In the midst of talking about Hernandez’s failure to run in Miami, Kapler was asked to describe what kind of season he thinks Hernandez is having.

“That’s a great question,” the manager said. “I’ll state the facts first. He’s gotten hits and he has hit for some power. His defense has improved over the course of the last six weeks. There was a rough stretch in there, but he has gotten better.”

Hernandez’s most disappointing number this season is his on-base percentage. He had a career .357 on-base percentage coming into the season, but it was only .335 this season heading into the Phillies’ four-game series with the Reds in Cincinnati.

“I think his profile where he was more of an on-base threat last year was one that we really need right now,” Kapler said. “He could really help us at the top of the lineup and I think he knows that.”

Hernandez was Kapler’s first choice to replace Andrew McCutchen in the leadoff spot after the center fielder was lost for the season in early June. The second baseman, however, batted .125 with a .222 on-base percentage in eight games immediately after McCutchen’s injury and he has hit in the leadoff spot only nine times since then.

“I think he has been more aggressive,” Kapler said when asked about Hernadez’s dip in on-base percentage. “And aggressiveness in a vacuum is not a bad thing. Aggressiveness in the zone is a great thing. He’s gone outside the zone a little bit more than he did last year. And I think it’s a pitch-identification thing. I think it’s an approach thing. I think it’s a mind-set thing. And I think all of those, Cesar is well aware of.”

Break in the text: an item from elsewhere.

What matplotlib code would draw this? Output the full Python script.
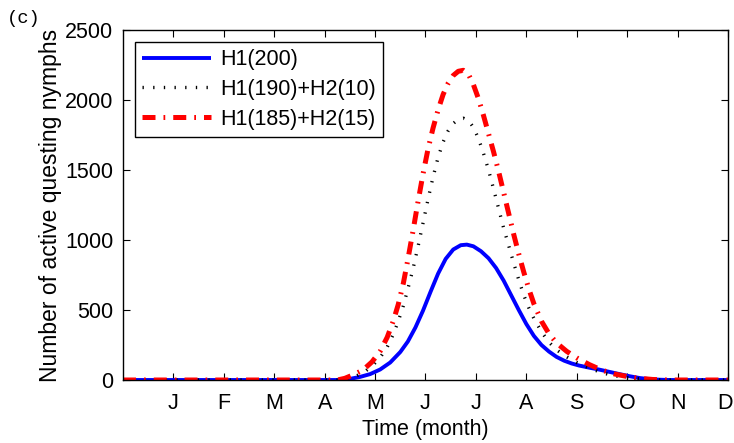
import matplotlib
matplotlib.use("Agg")
import matplotlib.pyplot as plt
import matplotlib.transforms as mtransforms

plt.rcParams['font.family'] = ['Liberation Sans', 'DejaVu Sans']

month_labels = ['J', 'F', 'M', 'A', 'M', 'J', 'J', 'A', 'S', 'O', 'N', 'D']
month_ticks = [1, 2, 3, 4, 5, 6, 7, 8, 9, 10, 11, 12]

# H1(200)
t_blue = [0.0, 4.31, 4.50, 4.70, 4.90, 5.10, 5.30, 5.50, 5.65, 5.80, 5.95, 6.10, 6.25,
          6.40, 6.55, 6.70, 6.82, 6.95, 7.10, 7.25, 7.40, 7.55, 7.70, 7.85, 8.00, 8.15,
          8.30, 8.45, 8.60, 8.75, 8.90, 9.05, 9.25, 9.45, 9.65, 9.85, 10.05, 10.25,
          10.45, 10.65, 10.85, 12.0]
y_blue = [0, 0, 8, 22, 42, 75, 125, 200, 275, 375, 495, 630, 760,
          865, 932, 963, 967, 955, 920, 870, 800, 710, 605, 500, 400, 315,
          250, 203, 165, 138, 118, 103, 88, 74, 58, 42, 27, 14,
          6, 2, 0, 0]

# H1(190)+H2(10)
t_black = [0.0, 4.30, 4.45, 4.60, 4.76, 4.94, 5.10, 5.24, 5.36, 5.46, 5.56, 5.65, 5.75,
           5.85, 5.95, 6.05, 6.15, 6.25, 6.35, 6.45, 6.55, 6.65, 6.75, 6.85, 6.95, 7.05,
           7.15, 7.25, 7.35, 7.45, 7.55, 7.65, 7.75, 7.85, 7.95, 8.05, 8.15, 8.30, 8.45,
           8.60, 8.80, 9.00, 9.25, 9.50, 9.75, 10.00, 10.25, 10.50, 10.80, 12.0]
y_black = [0, 0, 8, 25, 50, 100, 160, 235, 325, 420, 530, 650, 790,
           950, 1120, 1290, 1450, 1590, 1700, 1780, 1832, 1862, 1870, 1855, 1805, 1725,
           1620, 1500, 1365, 1225, 1085, 960, 835, 715, 605, 515, 440, 345, 270,
           215, 165, 125, 85, 52, 30, 17, 8, 2, 0, 0]

# H1(185)+H2(15)
t_red = [0.0, 4.25, 4.40, 4.56, 4.76, 4.94, 5.10, 5.24, 5.36, 5.46, 5.56, 5.65, 5.75,
         5.85, 5.95, 6.05, 6.15, 6.25, 6.35, 6.45, 6.55, 6.65, 6.75, 6.85, 6.95, 7.05,
         7.15, 7.25, 7.35, 7.45, 7.55, 7.65, 7.75, 7.85, 7.95, 8.05, 8.15, 8.30, 8.45,
         8.60, 8.80, 9.00, 9.25, 9.50, 9.75, 10.00, 10.25, 10.50, 10.80, 12.0]
y_red = [0, 0, 12, 36, 71, 130, 205, 305, 420, 540, 690, 860, 1060,
         1270, 1470, 1650, 1800, 1930, 2040, 2120, 2175, 2205, 2212, 2185, 2110, 2010,
         1890, 1760, 1630, 1490, 1340, 1190, 1040, 900, 770, 650, 545, 420, 330,
         265, 205, 158, 110, 70, 43, 25, 12, 4, 0, 0]

fig = plt.figure(figsize=(7.34, 4.43), dpi=100)
ax = fig.add_axes([0.1676, 0.1422, 0.9918 - 0.1676, 0.9323 - 0.1422])

ax.plot(t_blue, y_blue, color='#0000ff', lw=2.8, solid_capstyle='butt',
        solid_joinstyle='round', label='H1(200)')
ax.plot(t_black, y_black, color='black', lw=2.4, linestyle=(0, (0.4, 2.8)),
        dash_capstyle='butt', label='H1(190)+H2(10)')
ax.plot(t_red, y_red, color='#ff0000', lw=3.6, linestyle=(0, (2.6, 1.6, 0.35, 1.6)),
        dash_capstyle='butt', label='H1(185)+H2(15)')

ax.set_xlim(0, 12)
ax.set_ylim(0, 2500)
ax.set_xticks(month_ticks)
ax.set_xticklabels(month_labels)
ax.set_yticks([0, 500, 1000, 1500, 2000, 2500])
ax.tick_params(direction='in', top=True, right=True, length=5, width=0.8,
               labelsize=15.5)
ax.tick_params(axis='y', pad=7)
ax.tick_params(axis='x', pad=9)
for s in ax.spines.values():
    s.set_linewidth(1.0)

# nudge the last month label slightly left so it stays inside the figure
last = ax.get_xticklabels()[-1]
last.set_transform(last.get_transform() +
                   mtransforms.ScaledTranslation(-2.5 / 100, 0, fig.dpi_scale_trans))

ax.set_xlabel('Time (month)', fontsize=15.5, labelpad=4)
ax.set_ylabel('Number of active questing nymphs', fontsize=16.5, labelpad=2)

leg = ax.legend(loc='upper left', fontsize=15.5, frameon=True, fancybox=False,
                edgecolor='black', framealpha=1, handlelength=3.2, borderpad=0.35,
                labelspacing=0.4, handletextpad=0.4, borderaxespad=0.55)
leg.get_frame().set_linewidth(1.0)

fig.text(0.010, 0.978, '(c)', family='Liberation Mono', fontsize=13.5, va='top', ha='left')

fig.savefig('out.png', dpi=100)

Hernandez said his approach at the plate is a byproduct of where Kapler has placed him in the lineup.

“Baseball is a game of adjustments,” he said through an interpreter. “I’m sure if you’ve looked at the lineups just this season, I haven’t been the leadoff guy all season long. To be in the lineup where I was, I was more accustomed to being aggressive. Now that I’m back in the leadoff spot, I have to just go back to when I was the leadoff hitter last year and just try to be more patient, see more pitches. That’s the adjustment that I’m trying to make now.”

Hernandez said that last Monday after batting first three straight days in Miami.

Kapler said last Monday: “I think I’ve said this on multiple occasions. I think our team works best, without Andrew McCutchen, when [Hernandez] is our leadoff hitter. If he can stick and take control of that leadoff spot down the stretch, man, we are a much better team, a much deeper lineup.

"And that’s really him working at-bats and grinding pitchers and spinning on pitches just off the plate and fouling off one more pitch and finding his way to first base via the bunt, somehow, some way reaching base. He makes our lineup much better when he does those things.”

Hernandez has not batted first at all this past week.

What the future beyond this season holds for the 29-year-old Hernandez will be fascinating. His 1.5 fangraphs.com wins above replacement is tied for 12th among big-league second basemen and tied for sixth among National League second basemen.

He is clearly among the top half of the players at his position, but Kingery, who is four years younger, could be even better if given the opportunity to play the position he held during most of his ascent through the Phillies’ minor-league system.

As much as the Phillies love Kingery’s versatility, I believe he would be a better offensive player if he did not have to worry about playing multiple positions. And having watched him play second base in the minor leagues, I think he can be an All-Star and Gold Glove winner at second.

Hernandez would be best used as a trade chip this offseason. For now, however, he is here and he is a solid contributor for a team that has a chance to reach the postseason. It will be interesting to see if and when he bats leadoff again.